▸ Problem to solve: Give back only the lines from the one that contains "Reproduce this chart" through the one that contains "5000, 7000, 10000];", word for word and without images.

▸ Records for the exercise:
□ □ □ □ □ □ □

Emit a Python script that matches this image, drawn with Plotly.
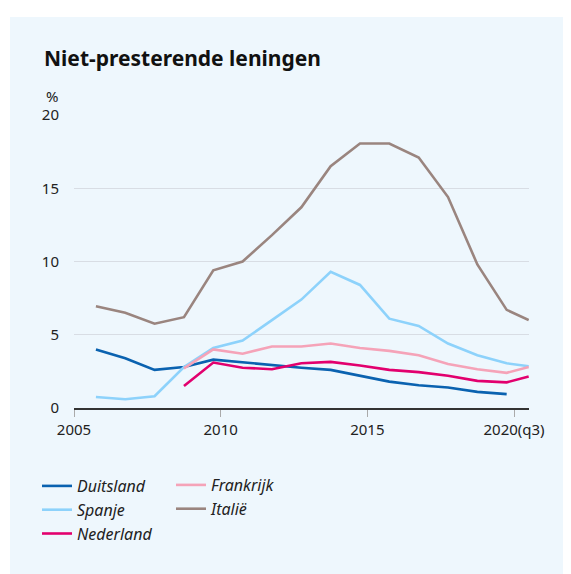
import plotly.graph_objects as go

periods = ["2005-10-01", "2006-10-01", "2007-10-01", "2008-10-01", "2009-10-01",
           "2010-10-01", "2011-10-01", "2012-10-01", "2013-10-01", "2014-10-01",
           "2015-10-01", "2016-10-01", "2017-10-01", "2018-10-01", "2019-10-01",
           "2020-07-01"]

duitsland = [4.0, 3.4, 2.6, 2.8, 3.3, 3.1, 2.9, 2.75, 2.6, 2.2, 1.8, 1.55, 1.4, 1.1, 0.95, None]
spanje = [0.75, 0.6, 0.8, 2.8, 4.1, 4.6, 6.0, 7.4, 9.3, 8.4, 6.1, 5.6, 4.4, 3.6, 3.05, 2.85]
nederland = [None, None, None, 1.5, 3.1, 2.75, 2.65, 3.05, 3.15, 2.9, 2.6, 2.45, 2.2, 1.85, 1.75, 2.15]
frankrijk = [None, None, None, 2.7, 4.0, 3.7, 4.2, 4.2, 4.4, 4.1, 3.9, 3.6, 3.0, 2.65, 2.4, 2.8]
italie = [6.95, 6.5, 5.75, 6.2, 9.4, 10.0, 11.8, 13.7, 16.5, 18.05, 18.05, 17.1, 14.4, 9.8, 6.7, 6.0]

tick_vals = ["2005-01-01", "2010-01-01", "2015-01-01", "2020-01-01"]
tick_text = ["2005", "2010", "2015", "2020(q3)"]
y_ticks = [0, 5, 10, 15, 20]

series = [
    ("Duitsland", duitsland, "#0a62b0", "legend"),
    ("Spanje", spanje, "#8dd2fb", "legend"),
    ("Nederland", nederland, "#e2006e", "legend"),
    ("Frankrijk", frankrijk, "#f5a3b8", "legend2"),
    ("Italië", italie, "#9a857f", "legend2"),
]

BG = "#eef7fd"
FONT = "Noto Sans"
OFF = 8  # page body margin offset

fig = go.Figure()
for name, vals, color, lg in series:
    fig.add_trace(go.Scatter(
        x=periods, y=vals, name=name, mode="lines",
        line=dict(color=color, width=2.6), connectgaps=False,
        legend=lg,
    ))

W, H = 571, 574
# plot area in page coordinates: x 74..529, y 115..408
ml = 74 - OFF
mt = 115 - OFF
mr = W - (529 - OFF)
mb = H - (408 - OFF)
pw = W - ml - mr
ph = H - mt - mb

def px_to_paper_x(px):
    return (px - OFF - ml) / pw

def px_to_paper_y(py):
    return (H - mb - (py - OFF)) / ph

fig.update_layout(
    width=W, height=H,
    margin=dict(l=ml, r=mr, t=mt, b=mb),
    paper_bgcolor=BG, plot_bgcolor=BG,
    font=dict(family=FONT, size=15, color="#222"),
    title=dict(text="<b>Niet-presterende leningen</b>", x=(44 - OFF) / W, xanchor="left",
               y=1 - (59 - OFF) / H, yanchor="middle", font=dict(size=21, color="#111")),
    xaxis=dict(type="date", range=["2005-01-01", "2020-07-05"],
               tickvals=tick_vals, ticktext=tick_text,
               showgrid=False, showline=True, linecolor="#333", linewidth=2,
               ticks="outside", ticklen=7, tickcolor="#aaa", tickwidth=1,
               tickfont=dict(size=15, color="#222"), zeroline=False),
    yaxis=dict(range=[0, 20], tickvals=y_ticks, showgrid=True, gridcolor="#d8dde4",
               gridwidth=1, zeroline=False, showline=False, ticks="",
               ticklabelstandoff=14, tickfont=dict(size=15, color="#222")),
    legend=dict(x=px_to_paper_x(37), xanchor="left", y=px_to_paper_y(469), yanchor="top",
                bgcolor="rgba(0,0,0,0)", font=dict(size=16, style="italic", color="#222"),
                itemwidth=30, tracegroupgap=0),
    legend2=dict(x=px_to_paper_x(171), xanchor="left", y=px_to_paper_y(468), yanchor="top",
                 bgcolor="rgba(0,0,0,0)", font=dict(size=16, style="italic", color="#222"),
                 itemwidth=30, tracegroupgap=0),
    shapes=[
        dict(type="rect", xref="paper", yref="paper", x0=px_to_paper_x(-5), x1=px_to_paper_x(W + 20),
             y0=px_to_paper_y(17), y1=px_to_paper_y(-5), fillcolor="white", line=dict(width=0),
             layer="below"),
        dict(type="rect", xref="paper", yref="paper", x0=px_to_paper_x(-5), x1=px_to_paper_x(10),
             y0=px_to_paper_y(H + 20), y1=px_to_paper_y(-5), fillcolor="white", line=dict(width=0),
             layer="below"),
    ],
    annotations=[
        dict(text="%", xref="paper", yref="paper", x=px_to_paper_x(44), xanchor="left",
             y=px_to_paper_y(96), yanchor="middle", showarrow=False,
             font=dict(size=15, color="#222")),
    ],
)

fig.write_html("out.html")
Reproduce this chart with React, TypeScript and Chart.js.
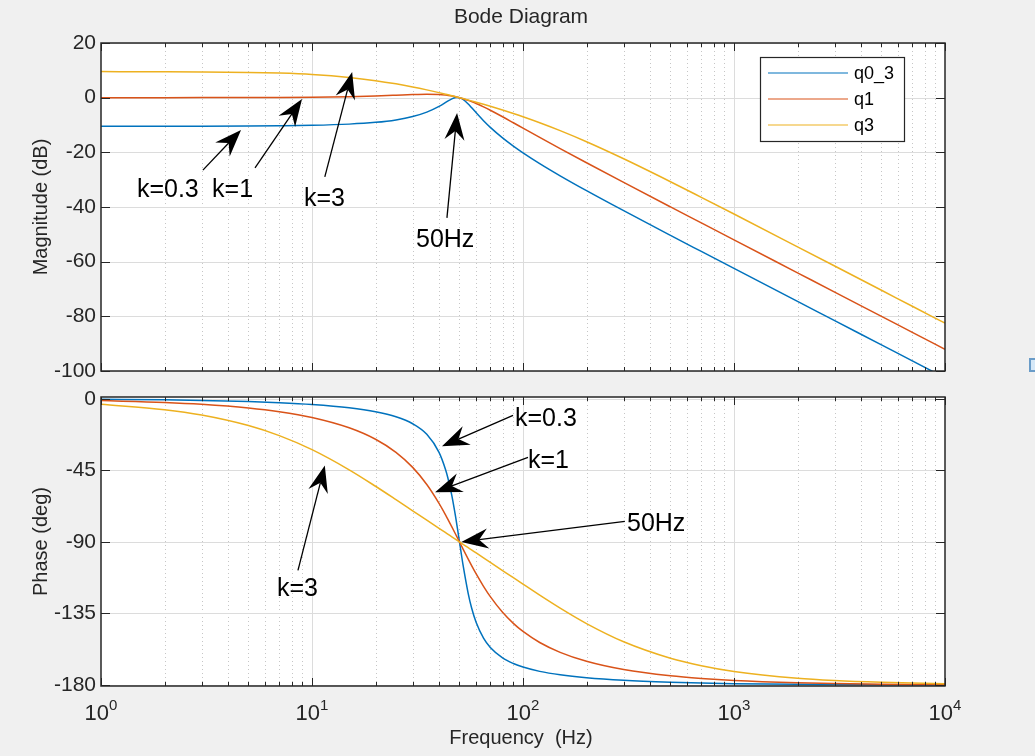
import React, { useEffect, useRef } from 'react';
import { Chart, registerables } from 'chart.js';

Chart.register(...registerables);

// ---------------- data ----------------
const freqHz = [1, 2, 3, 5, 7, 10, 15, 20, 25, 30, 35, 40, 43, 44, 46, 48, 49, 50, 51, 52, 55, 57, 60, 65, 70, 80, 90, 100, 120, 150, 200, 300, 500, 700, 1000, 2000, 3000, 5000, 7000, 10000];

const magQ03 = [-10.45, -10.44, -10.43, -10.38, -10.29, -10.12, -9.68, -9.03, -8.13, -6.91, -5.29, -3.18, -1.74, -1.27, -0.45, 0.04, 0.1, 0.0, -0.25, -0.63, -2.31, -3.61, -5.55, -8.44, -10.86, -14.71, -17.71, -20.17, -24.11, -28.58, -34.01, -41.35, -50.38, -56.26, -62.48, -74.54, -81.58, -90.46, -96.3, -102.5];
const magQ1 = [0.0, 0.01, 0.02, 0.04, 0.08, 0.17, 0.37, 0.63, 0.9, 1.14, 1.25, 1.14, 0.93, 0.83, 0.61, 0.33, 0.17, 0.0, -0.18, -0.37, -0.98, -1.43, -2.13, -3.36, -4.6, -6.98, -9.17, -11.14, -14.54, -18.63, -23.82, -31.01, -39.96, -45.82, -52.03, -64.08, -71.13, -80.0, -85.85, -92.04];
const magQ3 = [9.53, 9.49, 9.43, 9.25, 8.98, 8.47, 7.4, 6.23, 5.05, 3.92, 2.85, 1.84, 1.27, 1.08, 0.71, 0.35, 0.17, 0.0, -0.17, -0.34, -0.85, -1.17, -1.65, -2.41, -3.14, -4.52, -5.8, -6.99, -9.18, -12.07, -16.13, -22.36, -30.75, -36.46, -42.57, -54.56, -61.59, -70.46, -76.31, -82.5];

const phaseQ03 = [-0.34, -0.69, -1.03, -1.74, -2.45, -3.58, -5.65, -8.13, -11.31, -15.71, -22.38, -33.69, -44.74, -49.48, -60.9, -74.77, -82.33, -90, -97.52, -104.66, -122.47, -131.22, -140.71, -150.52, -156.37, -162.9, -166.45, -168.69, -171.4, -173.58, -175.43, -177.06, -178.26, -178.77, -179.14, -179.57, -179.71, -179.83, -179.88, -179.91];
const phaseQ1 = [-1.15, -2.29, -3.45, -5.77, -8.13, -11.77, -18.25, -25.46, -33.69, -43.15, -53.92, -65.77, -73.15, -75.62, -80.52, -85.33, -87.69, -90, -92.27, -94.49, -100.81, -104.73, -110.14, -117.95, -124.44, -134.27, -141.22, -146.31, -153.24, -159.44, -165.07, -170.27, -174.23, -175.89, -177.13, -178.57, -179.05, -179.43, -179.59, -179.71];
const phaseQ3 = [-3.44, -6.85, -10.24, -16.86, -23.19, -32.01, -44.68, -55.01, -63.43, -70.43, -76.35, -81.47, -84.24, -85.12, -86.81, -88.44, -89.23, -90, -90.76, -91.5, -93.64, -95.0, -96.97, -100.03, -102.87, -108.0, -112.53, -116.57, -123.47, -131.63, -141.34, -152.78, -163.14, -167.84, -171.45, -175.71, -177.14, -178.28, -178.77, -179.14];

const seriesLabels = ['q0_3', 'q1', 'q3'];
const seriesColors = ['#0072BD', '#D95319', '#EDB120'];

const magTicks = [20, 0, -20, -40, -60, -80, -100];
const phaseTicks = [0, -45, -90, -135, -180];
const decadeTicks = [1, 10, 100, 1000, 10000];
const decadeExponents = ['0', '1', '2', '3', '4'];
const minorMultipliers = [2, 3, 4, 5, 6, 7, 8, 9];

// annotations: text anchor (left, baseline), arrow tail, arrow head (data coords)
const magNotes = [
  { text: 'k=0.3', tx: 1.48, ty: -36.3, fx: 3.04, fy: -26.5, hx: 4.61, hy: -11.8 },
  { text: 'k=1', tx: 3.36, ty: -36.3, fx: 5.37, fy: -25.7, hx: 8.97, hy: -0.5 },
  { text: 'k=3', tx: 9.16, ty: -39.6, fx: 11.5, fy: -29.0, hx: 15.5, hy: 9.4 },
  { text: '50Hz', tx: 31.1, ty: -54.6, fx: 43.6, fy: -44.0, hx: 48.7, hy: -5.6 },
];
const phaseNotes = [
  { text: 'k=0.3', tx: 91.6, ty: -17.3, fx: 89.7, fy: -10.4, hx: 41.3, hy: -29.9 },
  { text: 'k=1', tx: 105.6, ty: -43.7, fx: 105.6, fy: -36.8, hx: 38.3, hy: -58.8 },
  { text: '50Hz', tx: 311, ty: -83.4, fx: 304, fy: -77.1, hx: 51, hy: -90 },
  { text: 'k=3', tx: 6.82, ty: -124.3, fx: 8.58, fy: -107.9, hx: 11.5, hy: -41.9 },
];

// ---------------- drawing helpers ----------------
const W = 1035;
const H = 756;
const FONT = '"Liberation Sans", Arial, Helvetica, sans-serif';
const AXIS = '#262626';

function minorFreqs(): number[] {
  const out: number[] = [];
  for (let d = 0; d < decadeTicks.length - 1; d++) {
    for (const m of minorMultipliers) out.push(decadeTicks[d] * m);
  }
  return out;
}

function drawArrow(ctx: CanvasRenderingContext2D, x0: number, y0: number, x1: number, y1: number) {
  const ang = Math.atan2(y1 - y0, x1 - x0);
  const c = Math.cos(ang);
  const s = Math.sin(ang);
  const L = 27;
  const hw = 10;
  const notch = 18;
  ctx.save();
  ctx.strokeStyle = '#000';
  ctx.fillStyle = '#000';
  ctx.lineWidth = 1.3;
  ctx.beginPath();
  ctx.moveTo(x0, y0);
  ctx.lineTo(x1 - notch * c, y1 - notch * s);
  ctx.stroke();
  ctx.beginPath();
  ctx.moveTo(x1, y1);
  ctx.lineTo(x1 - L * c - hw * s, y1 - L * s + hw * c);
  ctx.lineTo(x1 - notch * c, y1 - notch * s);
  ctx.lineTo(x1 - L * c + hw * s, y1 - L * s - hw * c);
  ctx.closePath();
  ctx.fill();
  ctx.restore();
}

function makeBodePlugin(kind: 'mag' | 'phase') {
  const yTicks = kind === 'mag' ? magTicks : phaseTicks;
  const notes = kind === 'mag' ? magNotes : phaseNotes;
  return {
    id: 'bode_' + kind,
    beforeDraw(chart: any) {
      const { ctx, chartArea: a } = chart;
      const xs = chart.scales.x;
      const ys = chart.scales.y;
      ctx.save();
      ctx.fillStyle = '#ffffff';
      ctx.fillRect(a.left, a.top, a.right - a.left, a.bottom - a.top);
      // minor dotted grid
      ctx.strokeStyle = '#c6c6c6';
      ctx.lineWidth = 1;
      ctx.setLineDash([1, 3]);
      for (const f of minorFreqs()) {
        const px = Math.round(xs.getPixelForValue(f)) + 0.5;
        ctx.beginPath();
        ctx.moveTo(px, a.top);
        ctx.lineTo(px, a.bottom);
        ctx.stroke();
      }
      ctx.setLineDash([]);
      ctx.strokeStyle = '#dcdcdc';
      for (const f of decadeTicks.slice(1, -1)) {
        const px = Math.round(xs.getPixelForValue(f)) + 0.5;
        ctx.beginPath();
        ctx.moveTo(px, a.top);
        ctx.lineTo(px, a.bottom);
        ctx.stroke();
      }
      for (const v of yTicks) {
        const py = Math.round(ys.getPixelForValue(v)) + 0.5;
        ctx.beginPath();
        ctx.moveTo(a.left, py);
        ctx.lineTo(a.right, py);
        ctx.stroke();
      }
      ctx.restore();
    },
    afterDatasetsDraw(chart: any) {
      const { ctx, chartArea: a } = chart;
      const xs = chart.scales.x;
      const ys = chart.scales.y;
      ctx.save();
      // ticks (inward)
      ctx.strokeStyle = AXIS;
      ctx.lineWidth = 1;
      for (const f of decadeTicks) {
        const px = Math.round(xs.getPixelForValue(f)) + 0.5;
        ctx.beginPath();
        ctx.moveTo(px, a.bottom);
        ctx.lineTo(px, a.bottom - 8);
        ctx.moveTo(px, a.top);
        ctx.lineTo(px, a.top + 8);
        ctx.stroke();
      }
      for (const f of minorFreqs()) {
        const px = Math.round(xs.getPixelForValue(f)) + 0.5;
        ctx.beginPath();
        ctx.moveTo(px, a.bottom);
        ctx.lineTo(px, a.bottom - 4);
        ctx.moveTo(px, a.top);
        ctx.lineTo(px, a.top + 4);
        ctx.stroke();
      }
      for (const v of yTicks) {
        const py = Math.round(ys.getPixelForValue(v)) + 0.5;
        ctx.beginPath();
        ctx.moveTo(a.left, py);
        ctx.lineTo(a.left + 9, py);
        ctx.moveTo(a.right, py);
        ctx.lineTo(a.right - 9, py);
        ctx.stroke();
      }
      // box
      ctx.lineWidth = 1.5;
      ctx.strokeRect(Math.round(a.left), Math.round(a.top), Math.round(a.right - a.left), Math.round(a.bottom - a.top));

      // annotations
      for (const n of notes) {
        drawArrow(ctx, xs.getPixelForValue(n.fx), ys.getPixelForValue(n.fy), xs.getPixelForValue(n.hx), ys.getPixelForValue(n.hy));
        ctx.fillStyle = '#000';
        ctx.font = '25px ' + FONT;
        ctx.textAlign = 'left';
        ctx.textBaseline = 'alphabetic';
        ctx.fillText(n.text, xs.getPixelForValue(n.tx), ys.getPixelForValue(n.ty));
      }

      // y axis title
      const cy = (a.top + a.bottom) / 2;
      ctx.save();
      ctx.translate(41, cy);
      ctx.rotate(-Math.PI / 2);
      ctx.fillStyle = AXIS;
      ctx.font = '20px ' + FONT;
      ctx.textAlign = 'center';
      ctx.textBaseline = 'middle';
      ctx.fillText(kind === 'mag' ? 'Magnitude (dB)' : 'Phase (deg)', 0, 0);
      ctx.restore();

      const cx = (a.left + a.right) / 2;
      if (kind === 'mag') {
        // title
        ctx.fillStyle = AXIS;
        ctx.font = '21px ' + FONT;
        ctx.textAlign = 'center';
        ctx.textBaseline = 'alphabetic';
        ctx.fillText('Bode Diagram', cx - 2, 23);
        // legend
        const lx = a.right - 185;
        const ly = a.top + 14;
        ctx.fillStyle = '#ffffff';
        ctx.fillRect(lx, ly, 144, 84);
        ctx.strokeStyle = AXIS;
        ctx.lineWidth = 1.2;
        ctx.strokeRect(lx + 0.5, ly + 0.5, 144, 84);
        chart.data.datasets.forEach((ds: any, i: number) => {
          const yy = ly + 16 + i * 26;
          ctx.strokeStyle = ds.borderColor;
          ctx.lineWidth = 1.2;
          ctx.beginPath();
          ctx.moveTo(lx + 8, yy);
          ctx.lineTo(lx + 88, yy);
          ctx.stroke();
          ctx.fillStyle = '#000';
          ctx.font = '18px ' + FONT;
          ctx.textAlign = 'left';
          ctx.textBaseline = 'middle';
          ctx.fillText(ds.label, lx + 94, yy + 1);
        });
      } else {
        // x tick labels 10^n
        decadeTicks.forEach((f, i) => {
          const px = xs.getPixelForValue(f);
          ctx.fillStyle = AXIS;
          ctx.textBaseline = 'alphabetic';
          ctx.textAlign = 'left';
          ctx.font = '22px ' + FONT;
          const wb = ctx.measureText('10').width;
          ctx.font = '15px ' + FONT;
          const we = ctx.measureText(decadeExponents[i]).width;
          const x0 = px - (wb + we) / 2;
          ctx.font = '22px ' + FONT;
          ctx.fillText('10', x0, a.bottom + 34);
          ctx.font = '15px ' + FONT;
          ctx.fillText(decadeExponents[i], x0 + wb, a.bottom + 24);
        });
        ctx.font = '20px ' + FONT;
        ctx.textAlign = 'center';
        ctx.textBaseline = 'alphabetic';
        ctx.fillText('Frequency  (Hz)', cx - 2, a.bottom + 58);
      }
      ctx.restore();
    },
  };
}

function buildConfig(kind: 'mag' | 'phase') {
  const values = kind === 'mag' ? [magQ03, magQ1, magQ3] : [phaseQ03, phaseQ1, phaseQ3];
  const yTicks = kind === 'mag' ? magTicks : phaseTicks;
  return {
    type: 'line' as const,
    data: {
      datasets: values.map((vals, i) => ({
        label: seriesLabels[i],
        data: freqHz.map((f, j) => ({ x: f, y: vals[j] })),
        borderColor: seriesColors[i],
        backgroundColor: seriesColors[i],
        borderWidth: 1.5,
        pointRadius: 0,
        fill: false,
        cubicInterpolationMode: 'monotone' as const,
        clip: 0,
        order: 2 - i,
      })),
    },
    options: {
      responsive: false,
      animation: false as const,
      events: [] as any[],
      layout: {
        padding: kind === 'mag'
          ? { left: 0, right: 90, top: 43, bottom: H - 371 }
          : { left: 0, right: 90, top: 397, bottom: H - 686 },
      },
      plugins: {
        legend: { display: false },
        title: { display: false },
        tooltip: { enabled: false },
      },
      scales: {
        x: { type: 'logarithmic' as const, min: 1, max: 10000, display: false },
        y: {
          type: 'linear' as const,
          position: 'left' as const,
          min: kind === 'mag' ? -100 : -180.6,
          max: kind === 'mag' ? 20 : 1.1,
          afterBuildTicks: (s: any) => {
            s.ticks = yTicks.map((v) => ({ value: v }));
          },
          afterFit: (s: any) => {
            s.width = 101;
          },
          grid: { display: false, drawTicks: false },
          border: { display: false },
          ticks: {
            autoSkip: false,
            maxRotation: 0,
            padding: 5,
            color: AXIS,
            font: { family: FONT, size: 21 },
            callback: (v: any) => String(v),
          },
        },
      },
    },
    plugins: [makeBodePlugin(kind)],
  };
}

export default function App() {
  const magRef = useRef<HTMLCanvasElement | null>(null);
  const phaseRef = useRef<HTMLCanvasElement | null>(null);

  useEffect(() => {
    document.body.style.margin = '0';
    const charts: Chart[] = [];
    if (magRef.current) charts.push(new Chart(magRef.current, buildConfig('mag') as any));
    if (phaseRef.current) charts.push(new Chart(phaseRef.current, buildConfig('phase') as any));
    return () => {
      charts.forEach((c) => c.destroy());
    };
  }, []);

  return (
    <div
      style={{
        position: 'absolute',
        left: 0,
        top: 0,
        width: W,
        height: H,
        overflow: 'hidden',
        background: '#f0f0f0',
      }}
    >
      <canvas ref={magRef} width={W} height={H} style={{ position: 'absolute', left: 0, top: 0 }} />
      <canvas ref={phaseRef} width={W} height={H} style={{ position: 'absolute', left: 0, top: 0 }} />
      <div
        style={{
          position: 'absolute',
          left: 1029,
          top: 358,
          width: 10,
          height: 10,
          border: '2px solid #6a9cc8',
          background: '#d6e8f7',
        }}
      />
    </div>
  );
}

□ □ □ □ □ □ □

▸ Response to the task:
Reproduce this chart with React, TypeScript and Chart.js.
import React, { useEffect, useRef } from 'react';
import { Chart, registerables } from 'chart.js';

Chart.register(...registerables);

// ---------------- data ----------------
const freqHz = [1, 2, 3, 5, 7, 10, 15, 20, 25, 30, 35, 40, 43, 44, 46, 48, 49, 50, 51, 52, 55, 57, 60, 65, 70, 80, 90, 100, 120, 150, 200, 300, 500, 700, 1000, 2000, 3000, 5000, 7000, 10000];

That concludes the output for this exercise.